1. Thoreau occasionally forces a long series of tedious details upon us, as for example when in “House-Warming” he tells us a precise history of the freezing of Walden Pond over the past several years. Similarly detailed passages refer to his farming endeavors, his home construction, and other topics. Why does Thoreau repeatedly display these irrelevant details? How do they fit in to his overall plan for Walden?
2. Thoreau has inspired twentieth-century leaders such as Martin Luther King and Mahatma Gandhi, but it is not certain that he had any leadership potential himself, though he often posed as a kind of prophet for his fellowman. Is Thoreau a leader? Why or why not?3. At times Thoreau seems like a diarist narrating the flow of everyday events, as humdrum as they may be. At other times he is almost a mystic writer, as when he compares the topography of ponds to the shape of the human soul. And at still other times he is a social critic and moral prophet. Does the hodgepodge of genres in Walden contribute something positive to its overall meaning for us?

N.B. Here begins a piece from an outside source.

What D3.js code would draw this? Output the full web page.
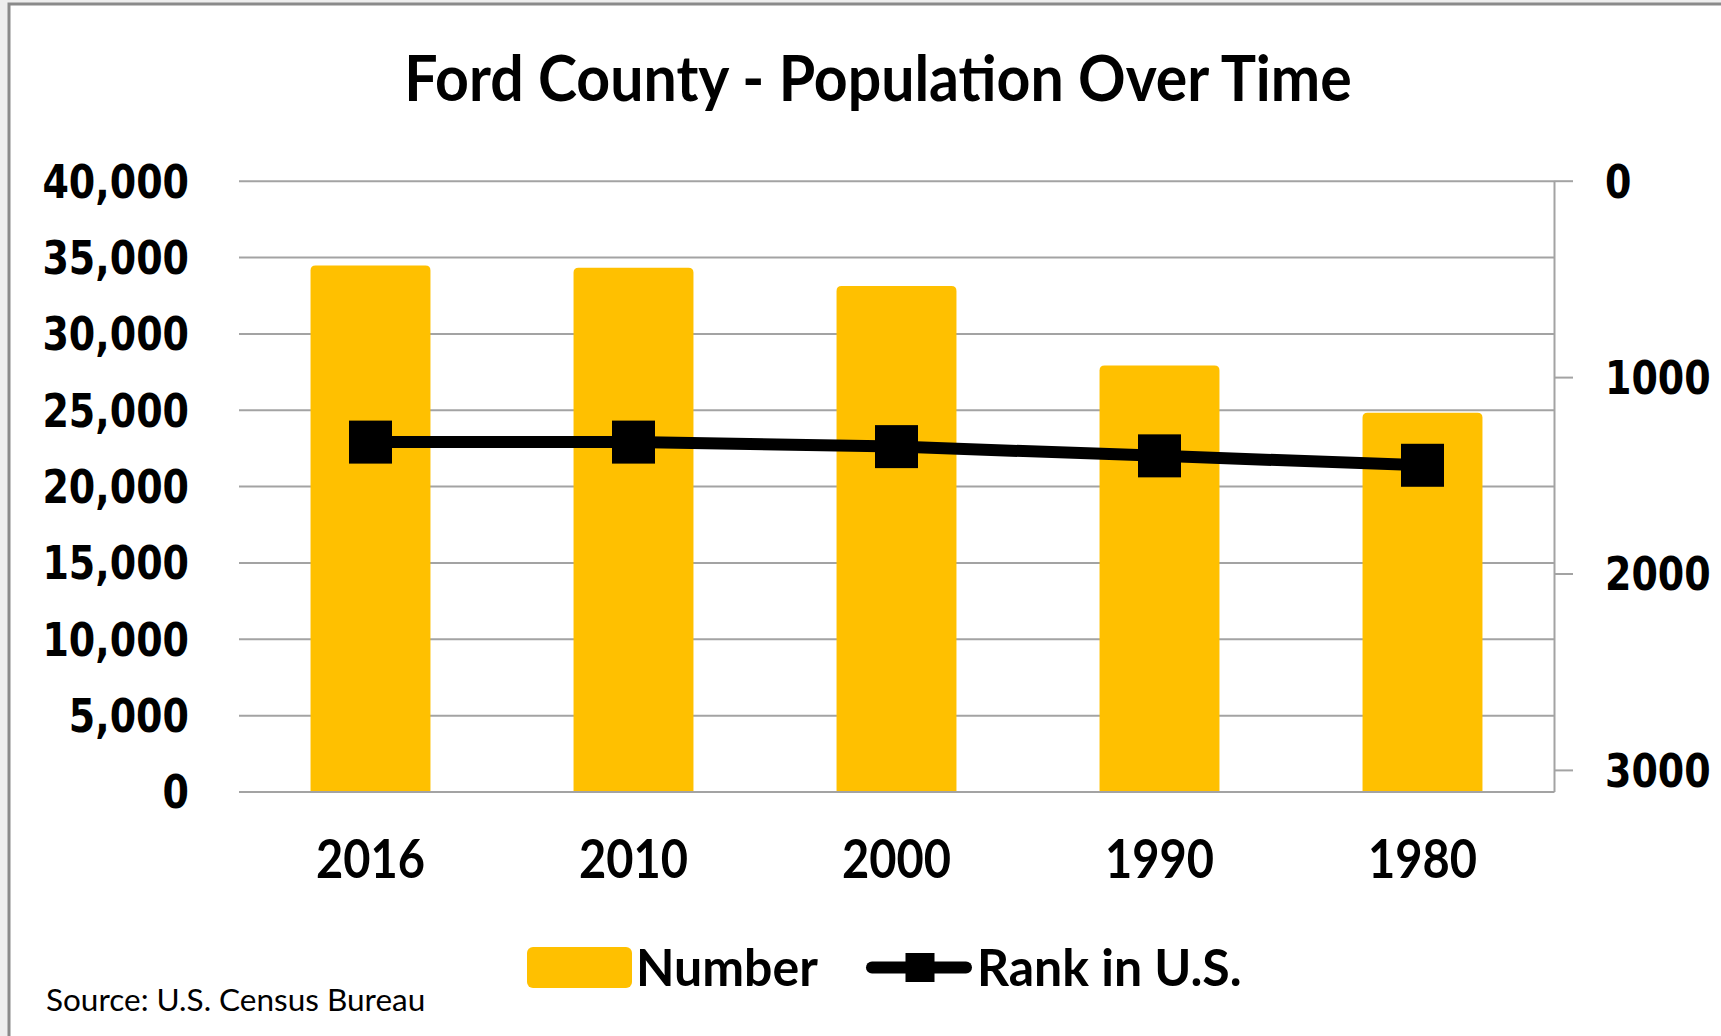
<!DOCTYPE html>
<html>
<head>
<meta charset="utf-8">
<script src="https://cdn.jsdelivr.net/npm/d3@7"></script>
<style>
  html, body { margin: 0; padding: 0; background: #eeeeee; }
  svg { display: block; }
</style>
</head>
<body>
<svg id="chart" width="1721" height="1036"></svg>
<script>
// data
const years = ["2016", "2010", "2000", "1990", "1980"];
const population = [34450, 34300, 33100, 27900, 24800];
const rank = [1331, 1331, 1354, 1401, 1449];
const popTicks = [0, 5000, 10000, 15000, 20000, 25000, 30000, 35000, 40000];
const rankTicks = [0, 1000, 2000, 3000];

const svg = d3.select("#chart");
const width = +svg.attr("width");
const height = +svg.attr("height");

const plotLeft = 239, plotRight = 1554, plotTop = 180.7, plotBottom = 791.5;
const gold = "#FFC000";
const gridColor = "#a3a3a3";

// chart area with its border
svg.append("rect")
    .attr("x", 9).attr("y", 4)
    .attr("width", width + 20).attr("height", height + 20)
    .attr("fill", "#ffffff")
    .attr("stroke", "#8a8a8a")
    .attr("stroke-width", 3);

const x = d3.scaleBand()
    .domain(years)
    .range([plotLeft, plotRight])
    .paddingInner(0.544)
    .paddingOuter(0.272);

const y = d3.scaleLinear().domain([0, 40000]).range([plotBottom, plotTop]);
const y2 = d3.scaleLinear().domain([0, 3110]).range([plotTop, plotBottom]);

// title
svg.append("text")
    .attr("transform", "translate(878,101) scale(1,1.06)")
    .attr("text-anchor", "middle")
    .style("font-family", "Lato, sans-serif")
    .style("font-weight", "bold")
    .style("font-size", "59px")
    .style("fill", "#000")
    .text("Ford County - Population Over Time");

// gridlines
const grid = svg.append("g")
    .attr("class", "grid")
    .attr("transform", `translate(${plotLeft},0)`)
    .call(d3.axisLeft(y).tickValues(popTicks).tickSize(-(plotRight - plotLeft)).tickFormat(""));
grid.select(".domain").remove();
grid.selectAll("line").attr("stroke", gridColor).attr("stroke-width", 2);

// left axis labels
const yAxis = svg.append("g")
    .attr("transform", `translate(${plotLeft},0)`)
    .call(d3.axisLeft(y).tickValues(popTicks).tickSize(0).tickPadding(50).tickFormat(d3.format(",")));
yAxis.select(".domain").remove();
yAxis.selectAll("text")
    .attr("transform", "scale(1,1.2)")
    .attr("dy", "0.36em")
    .style("font-family", "DejaVu Sans, sans-serif")
    .style("font-weight", "bold")
    .style("font-size", "38px")
    .style("fill", "#000");

// bars with rounded tops
const r = 5;
svg.append("g")
    .selectAll("path")
    .data(population)
    .join("path")
    .attr("d", (d, i) => {
        const x0 = x(years[i]), w = x.bandwidth(), y0 = y(d), yb = y(0) + 1;
        return `M${x0},${yb} V${y0 + r} Q${x0},${y0} ${x0 + r},${y0} H${x0 + w - r} Q${x0 + w},${y0} ${x0 + w},${y0 + r} V${yb} Z`;
    })
    .attr("fill", gold);

// x axis
const xAxis = svg.append("g")
    .attr("transform", `translate(0,${plotBottom})`)
    .call(d3.axisBottom(x).tickSize(0).tickSizeOuter(0));
xAxis.select(".domain").attr("stroke", gridColor).attr("stroke-width", 2);
xAxis.selectAll("text")
    .attr("y", 0)
    .attr("dy", 0)
    .attr("transform", "translate(0,86) scale(1,1.14)")
    .style("font-family", "Lato, sans-serif")
    .style("font-weight", "bold")
    .style("font-size", "47px")
    .style("fill", "#000");

// right axis (rank, reversed)
const y2Axis = svg.append("g")
    .attr("transform", `translate(${plotRight},0)`)
    .call(d3.axisRight(y2).tickValues(rankTicks).tickSize(19).tickSizeOuter(0).tickPadding(32).tickFormat(d3.format("d")));
y2Axis.select(".domain").attr("stroke", gridColor).attr("stroke-width", 2);
y2Axis.selectAll("line").attr("stroke", gridColor).attr("stroke-width", 2);
y2Axis.selectAll("text")
    .attr("transform", "scale(1,1.2)")
    .attr("dy", "0.36em")
    .style("font-family", "DejaVu Sans, sans-serif")
    .style("font-weight", "bold")
    .style("font-size", "38px")
    .style("fill", "#000");

// rank line
const cx = (d, i) => x(years[i]) + x.bandwidth() / 2;
const line = d3.line().x(cx).y(d => y2(d));
svg.append("path")
    .datum(rank)
    .attr("d", line)
    .attr("fill", "none")
    .attr("stroke", "#000")
    .attr("stroke-width", 12)
    .attr("stroke-linejoin", "round");

const m = 43;
svg.append("g")
    .selectAll("rect")
    .data(rank)
    .join("rect")
    .attr("x", (d, i) => cx(d, i) - m / 2)
    .attr("y", d => y2(d) - m / 2)
    .attr("width", m)
    .attr("height", m)
    .attr("fill", "#000");

// legend
const legend = svg.append("g");
const legendFont = sel => sel
    .style("font-family", "Lato, sans-serif")
    .style("font-weight", "bold")
    .style("font-size", "50px")
    .style("fill", "#000");

legend.append("rect")
    .attr("x", 527).attr("y", 947)
    .attr("width", 105).attr("height", 41)
    .attr("rx", 6)
    .attr("fill", gold);
legend.append("text")
    .attr("transform", "translate(636,986) scale(1,1.03)")
    .call(legendFont)
    .text("Number");

legend.append("line")
    .attr("x1", 872).attr("x2", 966)
    .attr("y1", 967.5).attr("y2", 967.5)
    .attr("stroke", "#000")
    .attr("stroke-width", 12)
    .attr("stroke-linecap", "round");
legend.append("rect")
    .attr("x", 920 - 14.5).attr("y", 967.5 - 14.5)
    .attr("width", 29).attr("height", 29)
    .attr("fill", "#000");
legend.append("text")
    .attr("transform", "translate(977,986) scale(1,1.03)")
    .call(legendFont)
    .text("Rank in U.S.");

// source note
svg.append("text")
    .attr("x", 46).attr("y", 1011)
    .style("font-family", "Lato, sans-serif")
    .style("font-size", "31.5px")
    .style("fill", "#000")
    .text("Source: U.S. Census Bureau");
</script>
</body>
</html>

4. Thoreau is a practical man and a close observer of nature, but he is also a fantasist who makes a lot of references to mythology. In “Economy” he mentions the Greek myth of Deucalion and Pyrrha who created men by throwing stones over their shoulders; in “The Pond in Winter” he compares a pile of ice to Valhalla, palace of the Scandinavian gods. In “Sounds” he describes the Fitchburg Railway train as a great mythical beast invading the calm of Walden. What is the effect of all these mythological references? Do they change the overall message of the work in any important way?
5. Thoreau repeatedly praises the simplicity and industriousness of the working poor, and comes very close to joining their ranks when he lives at subsistence level in the woods for two years. Yet in his chapter on reading he disdains popular tastes in books, implying that everyone should be able to read the Greek tragedian Aeschylus in the original, as he does. His allusions to world literature are quite lofty, including Chinese philosophers and Persian poets. Is Thoreau a snob? If so, is his democratic populism undermined by his disdain for popular culture?
6. What would Thoreau make of the fact that Walden is one of the most commonly assigned texts in high school and college literature courses across the country? Would he welcome the fact that he has become part of the mainstream culture that he was criticizing?